Re: Cornell University Library Engages More Institutions in Supporting
arXiv

Collaborative Business Model Changes Funding Structure
http://news.library.cornell.edu/news/arxiv

On 22-Jan-10, at 11:10 PM, Nat Gustafson-Sundell wrote:

> This is actually an Open Access sustainable funding model and
> could very well become THE model (or one of the leading models)
> for scholarly communications, depending on the enhancements
> (say, if these included more formal quality control) eventually
> ... although I expect the old dogs will keep circling around
> the old models as long as there is anything to bark about.

Voluntary institutional sub-sidy/cription as a sustainable model,
through all economic times, tough and tender??

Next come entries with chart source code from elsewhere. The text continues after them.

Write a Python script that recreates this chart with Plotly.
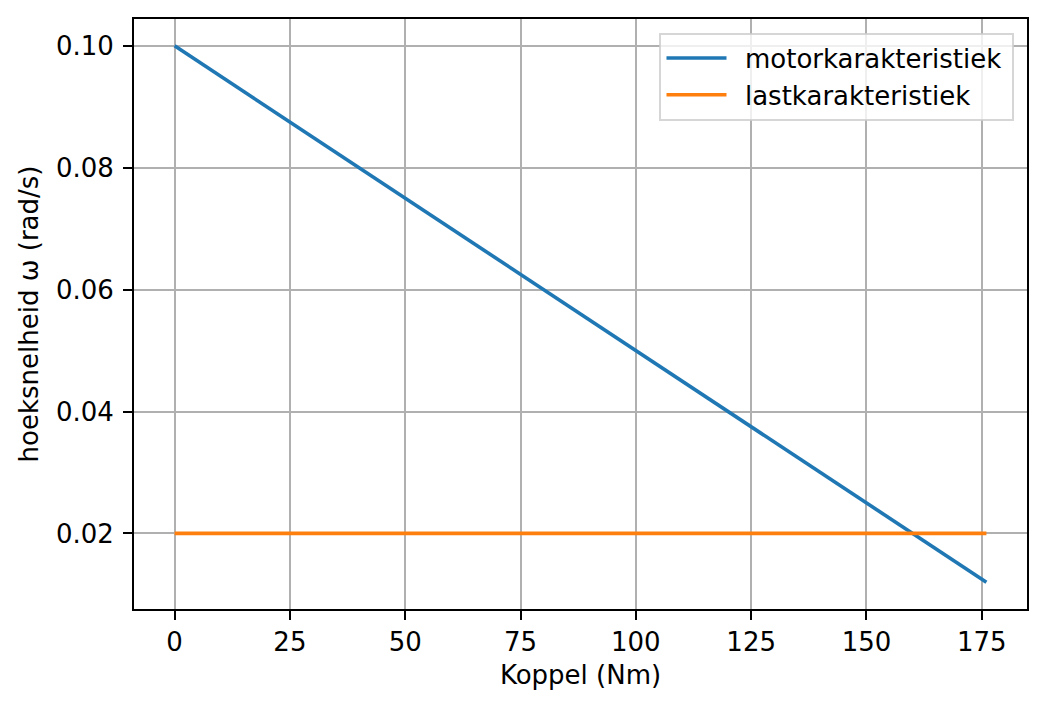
import plotly.graph_objects as go

# data
koppel = [0, 176]                 # Nm
omega_motor = [0.100, 0.012]      # rad/s
omega_last = [0.020, 0.020]       # rad/s

x_ticks = [0, 25, 50, 75, 100, 125, 150, 175]
y_ticks = [0.02, 0.04, 0.06, 0.08, 0.10]

font = dict(family="DejaVu Sans", size=26, color="black")
# spacing around legend text, closer to matplotlib's legend
pre = "\u00a0\u2009"
post = "\u2009"

fig = go.Figure()
fig.add_trace(go.Scatter(x=koppel, y=omega_motor, mode="lines", name=pre + "motorkarakteristiek" + post,
                         line=dict(color="#1f77b4", width=3.6), legendgroup="a"))
fig.add_trace(go.Scatter(x=koppel, y=omega_last, mode="lines", name=pre + "lastkarakteristiek" + post,
                         line=dict(color="#ff7f0e", width=3.6), legendgroup="b"))

axis_common = dict(showline=True, linecolor="black", linewidth=2, mirror=True,
                   showgrid=True, gridcolor="#b0b0b0", gridwidth=2,
                   ticks="outside", ticklen=9, tickwidth=2, tickcolor="black",
                   zeroline=False, tickfont=font, automargin=False)

fig.update_xaxes(range=[-8.8, 184.8], tickvals=x_ticks,
                 title=dict(text="Koppel (Nm)", font=font, standoff=10), **axis_common)
fig.update_yaxes(range=[0.0076, 0.1044], tickvals=y_ticks, tickformat=".2f",
                 ticklabelstandoff=4,
                 title=dict(text="hoeksnelheid ω (rad/s)", font=font, standoff=10), **axis_common)

# page body has an 8px margin, so the margins are shifted by that amount
fig.update_layout(
    width=1045, height=711,
    margin=dict(l=126, r=26, t=11, b=110),
    plot_bgcolor="white", paper_bgcolor="white",
    font=font,
    legend=dict(x=0.986, y=0.977, xanchor="right", yanchor="top",
                bgcolor="rgba(255,255,255,0.8)", bordercolor="rgba(204,204,204,0.8)",
                borderwidth=2, font=font, traceorder="grouped", tracegroupgap=0,
                itemwidth=60),
)

fig.write_html("out.html")
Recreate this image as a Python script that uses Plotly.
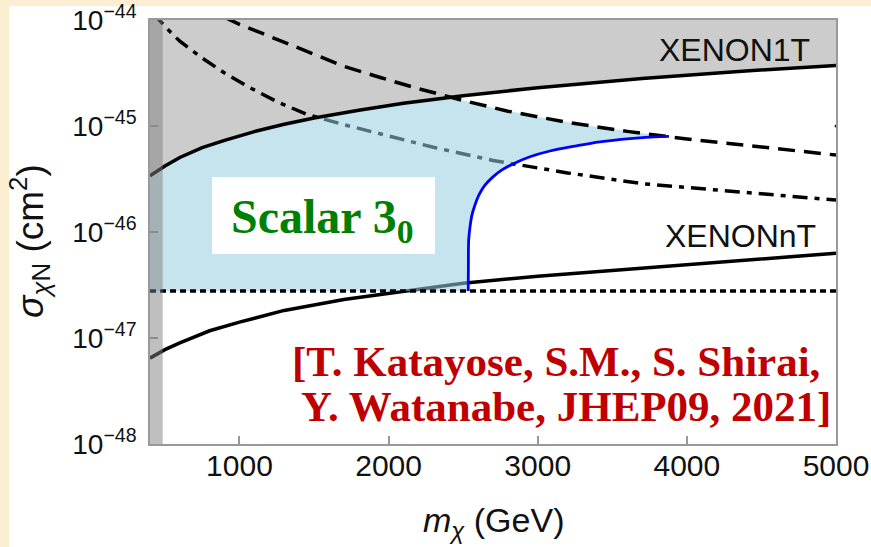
import numpy as np
import plotly.graph_objects as go

# ---- data (m_chi in GeV, sigma in cm^2) ----
mass_1t = [400, 500, 600, 750, 900, 1100, 1300, 1500, 1800, 2100, 2500, 3000, 3700, 4300, 5000]
xenon1t = [3.39e-46, 4.19e-46, 5.05e-46, 6.25e-46, 7.33e-46, 8.86e-46, 1.04e-45, 1.19e-45,
           1.41e-45, 1.64e-45, 1.93e-45, 2.30e-45, 2.81e-45, 3.24e-45, 3.73e-45]

mass_nt = [400, 500, 600, 800, 1000, 1300, 1700, 2100, 2500, 3000, 3500, 4000, 4500, 5000]
xenonnt = [6.46e-48, 7.76e-48, 9.0e-48, 1.17e-47, 1.41e-47, 1.82e-47, 2.31e-47, 2.77e-47,
           3.28e-47, 3.83e-47, 4.34e-47, 4.86e-47, 5.55e-47, 6.31e-47]

mass_dash = [900, 1000, 1150, 1300, 1500, 1700, 1950, 2200, 2500, 2800, 3200, 3600, 4000, 4500, 5000]
dashed = [1.06e-44, 9.1e-45, 7.5e-45, 6.17e-45, 4.73e-45, 3.66e-45, 2.85e-45, 2.25e-45,
          1.74e-45, 1.38e-45, 1.08e-45, 8.9e-46, 7.55e-46, 6.32e-46, 5.32e-46]

mass_dd = [420, 500, 600, 750, 900, 1050, 1250, 1450, 1700, 2000, 2300, 2700, 3200, 3700, 4300, 5000]
dashdot = [1.17e-44, 8.7e-45, 6.3e-45, 4.37e-45, 3.16e-45, 2.38e-45, 1.70e-45, 1.29e-45,
           1.03e-45, 8.0e-46, 6.3e-46, 4.73e-46, 3.61e-46, 2.86e-46, 2.44e-46, 2.0e-46]

mass_floor = [400, 5000]
floor = [2.77e-47, 2.77e-47]

mass_s3 = [2534, 2535, 2537, 2546, 2559, 2579, 2606, 2646, 2700, 2760, 2834, 2948,
           3082, 3250, 3417, 3619, 3820, 3880]
scalar3 = [2.77e-47, 5.0e-47, 8.4e-47, 1.12e-46, 1.45e-46, 1.80e-46, 2.24e-46, 2.77e-46,
           3.31e-46, 3.85e-46, 4.39e-46, 5.13e-46, 5.81e-46, 6.46e-46, 7.08e-46, 7.59e-46,
           7.94e-46, 7.98e-46]

stray_mass = [5000]
stray_sigma = [1.0e-45]

x_range = [400, 5000]
y_decades = [-48, -47, -46, -45, -44]
x_ticks = [1000, 2000, 3000, 4000, 5000]

SANS = "Liberation Sans, Arial, sans-serif"
SERIF = "Liberation Serif, Times New Roman, serif"
CREAM = "#fbeed3"

# ---- upper edge of the allowed region: min(XENON1T, dashed) ----
grid = np.linspace(x_range[0], mass_s3[-1], 600)
l1t = np.interp(grid, mass_1t, np.log10(xenon1t))
ldash = np.interp(grid, mass_dash, np.log10(dashed), left=np.inf)
upper = 10 ** np.minimum(l1t, ldash)

poly_x = ([x_range[0]] + list(grid) + list(mass_s3[::-1]) + [x_range[0]])
poly_y = ([floor[0]] + list(upper) + list(scalar3[::-1]) + [floor[0]])

LW = 3.5

fig = go.Figure()

# excluded by XENON1T (grey)
fig.add_trace(go.Scatter(
    x=mass_1t + [mass_1t[-1], mass_1t[0]],
    y=xenon1t + [10 ** y_decades[-1], 10 ** y_decades[-1]],
    fill="toself", fillcolor="#cccccc", line=dict(width=0),
    mode="lines", hoverinfo="skip", showlegend=False))

fig.add_trace(go.Scatter(x=mass_dd, y=dashdot, mode="lines",
                         line=dict(color="black", width=LW, dash="15px,7px,5px,7px"),
                         showlegend=False))
fig.add_trace(go.Scatter(x=mass_nt, y=xenonnt, mode="lines",
                         line=dict(color="black", width=LW), showlegend=False))

# allowed Scalar 3_0 region (translucent light blue)
fig.add_trace(go.Scatter(x=poly_x, y=poly_y, fill="toself",
                         fillcolor="rgba(150,205,222,0.55)", line=dict(width=0),
                         mode="lines", hoverinfo="skip", showlegend=False))

fig.add_trace(go.Scatter(x=mass_floor, y=floor, mode="lines",
                         line=dict(color="black", width=LW, dash="6px,4px"),
                         showlegend=False))
fig.add_trace(go.Scatter(x=mass_dash, y=dashed, mode="lines",
                         line=dict(color="black", width=LW, dash="17px,9px"),
                         showlegend=False))
fig.add_trace(go.Scatter(x=mass_1t, y=xenon1t, mode="lines",
                         line=dict(color="black", width=LW), showlegend=False))
fig.add_trace(go.Scatter(x=mass_s3, y=scalar3, mode="lines", line_shape="spline",
                         line=dict(color="#0000ff", width=2.8), showlegend=False))
fig.add_trace(go.Scatter(x=stray_mass, y=stray_sigma, mode="markers",
                         marker=dict(color="#0000ff", size=3), cliponaxis=False,
                         showlegend=False))

PL, PR, PT, PB = 150, 35, 20, 103
W, H = 871, 547
pw, ph = W - PL - PR, H - PT - PB


def px(x):
    return (x - PL) / pw


def py(y):
    return (H - PB - y) / ph


shapes = [
    # white slide panel
    dict(type="rect", xref="paper", yref="paper", x0=px(9), x1=px(880), y0=py(560), y1=py(6),
         fillcolor="white", line=dict(width=0), layer="below"),
    # low-mass vertical band
    dict(type="rect", xref="x", yref="paper", x0=x_range[0], x1=485, y0=0, y1=1,
         fillcolor="rgba(128,128,128,0.5)", line=dict(width=0), layer="above"),
    # white box behind the model label
    dict(type="rect", xref="paper", yref="paper", x0=px(212), x1=px(435), y0=py(254), y1=py(177),
         fillcolor="white", line=dict(width=0), layer="above"),
]

annotations = [
    dict(text="XENON1T", x=px(812), y=py(50), xref="paper", yref="paper",
         xanchor="right", yanchor="middle", showarrow=False,
         font=dict(family=SANS, size=32, color="#111111")),
    dict(text="XENONnT", x=px(818), y=py(236), xref="paper", yref="paper",
         xanchor="right", yanchor="middle", showarrow=False,
         font=dict(family=SANS, size=32, color="#111111")),
    dict(text="Scalar 3<sub>0</sub>", x=px(322), y=py(220), xref="paper", yref="paper",
         xanchor="center", yanchor="middle", showarrow=False,
         font=dict(family=SERIF, size=48, color="#008000", weight="bold")),
    dict(text="[T. Katayose, S.M., S. Shirai,", x=px(290), y=py(361), xref="paper", yref="paper",
         xanchor="left", yanchor="middle", showarrow=False,
         font=dict(family=SERIF, size=43, color="#c00000", weight="bold")),
    dict(text="Y. Watanabe, JHEP09, 2021]", x=px(299), y=py(406), xref="paper", yref="paper",
         xanchor="left", yanchor="middle", showarrow=False,
         font=dict(family=SERIF, size=43, color="#c00000", weight="bold")),
    dict(text="<i>m</i><sub><i>χ</i></sub> (GeV)", x=0.5, y=py(522), xref="paper", yref="paper",
         xanchor="center", yanchor="middle", showarrow=False,
         font=dict(family=SANS, size=34, color="#111111")),
    dict(text="<i>σ</i><sub><i>χ</i>N</sub> (cm<sup>2</sup>)", x=px(29), y=py(241),
         xref="paper", yref="paper", textangle=-90,
         xanchor="center", yanchor="middle", showarrow=False,
         font=dict(family=SANS, size=37, color="#111111")),
]

fig.update_layout(
    width=W, height=H, autosize=False,
    margin=dict(l=PL, r=PR, t=PT, b=PB, pad=0, autoexpand=False),
    paper_bgcolor=CREAM, plot_bgcolor="white",
    shapes=shapes, annotations=annotations, showlegend=False,
)
fig.update_xaxes(
    range=x_range, tickvals=x_ticks, ticktext=[str(v) for v in x_ticks],
    ticks="inside", ticklen=8, tickwidth=1.5, tickcolor="#999999",
    showline=True, linecolor="#999999", linewidth=1.5, mirror=True,
    showgrid=False, zeroline=False, ticklabelstandoff=-6, automargin=False,
    tickfont=dict(family=SANS, size=30, color="#111111"),
)
fig.update_yaxes(
    type="log", range=[y_decades[0], y_decades[-1]],
    tickvals=[10.0 ** d for d in y_decades],
    ticktext=["10<sup>\u2212%d</sup>" % (-d) for d in y_decades],
    ticks="inside", ticklen=8, tickwidth=1.5, tickcolor="#999999",
    showline=True, linecolor="#999999", linewidth=1.5, mirror=True,
    showgrid=False, zeroline=False, ticklabelstandoff=6, automargin=False,
    tickfont=dict(family=SANS, size=28, color="#111111"),
)

fig.write_html("out.html")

Here's an alternative model whose sustainablity is less founded
on blind faith:

Institutions have many self-interested reasons for wanting to
host, archive, manage, monitor, measure and showcase their own
research article outputs. The annual scale of their own local
article output is also manageable and sustainable at the
institutional level, within its existing infrastructure:

       Carr, L. The Value that Repositories Add
http://repositoryman.blogspot.com/2008/11/value-that-repositories-add.html

       Swan, A. The Business of Digital Repositories
http://eprints.ecs.soton.ac.uk/14455/

       Harnad, S. Institutional vs. Central Repositories
http://bit.ly/62M14a

Hence what will happen is that instead of trying to sustain a
central repository like Arxiv -- most of whose costliness derives
from the fact that it is a single direct locus of deposit and
archiving from all institutions, worldwide -- direct deposit and
hosting will instead be offloaded onto the distributed network of
institutional repositories, with Arxiv becoming merely another
central harvester, providing global search services (sustainable
if it provides functionality that can compete with other OAI
services or Google Scholar).

But voluntary sub-sidy/cription will no doubt sustain things for a
while. (Things do seem to catch on rather slowly in this domain...)

Stevan Harnad

> -----Original Message-----
> From: owner-liblicense-l@lists.yale.edu
> [mailto:owner-liblicense-l@lists.yale.edu] On Behalf Of Philip Davis
> Sent: Thursday, January 21, 2010 6:53 PM
> To: liblicense-l@lists.yale.edu
> Subject: ArXiv Grows Up, Adopts Subscription-like Model
>
> ArXiv Grows Up, Adopts Subscription-like Model The celebrated
> e-print service will now rely on annual library donations, while
> its long-term business plan is still in the works.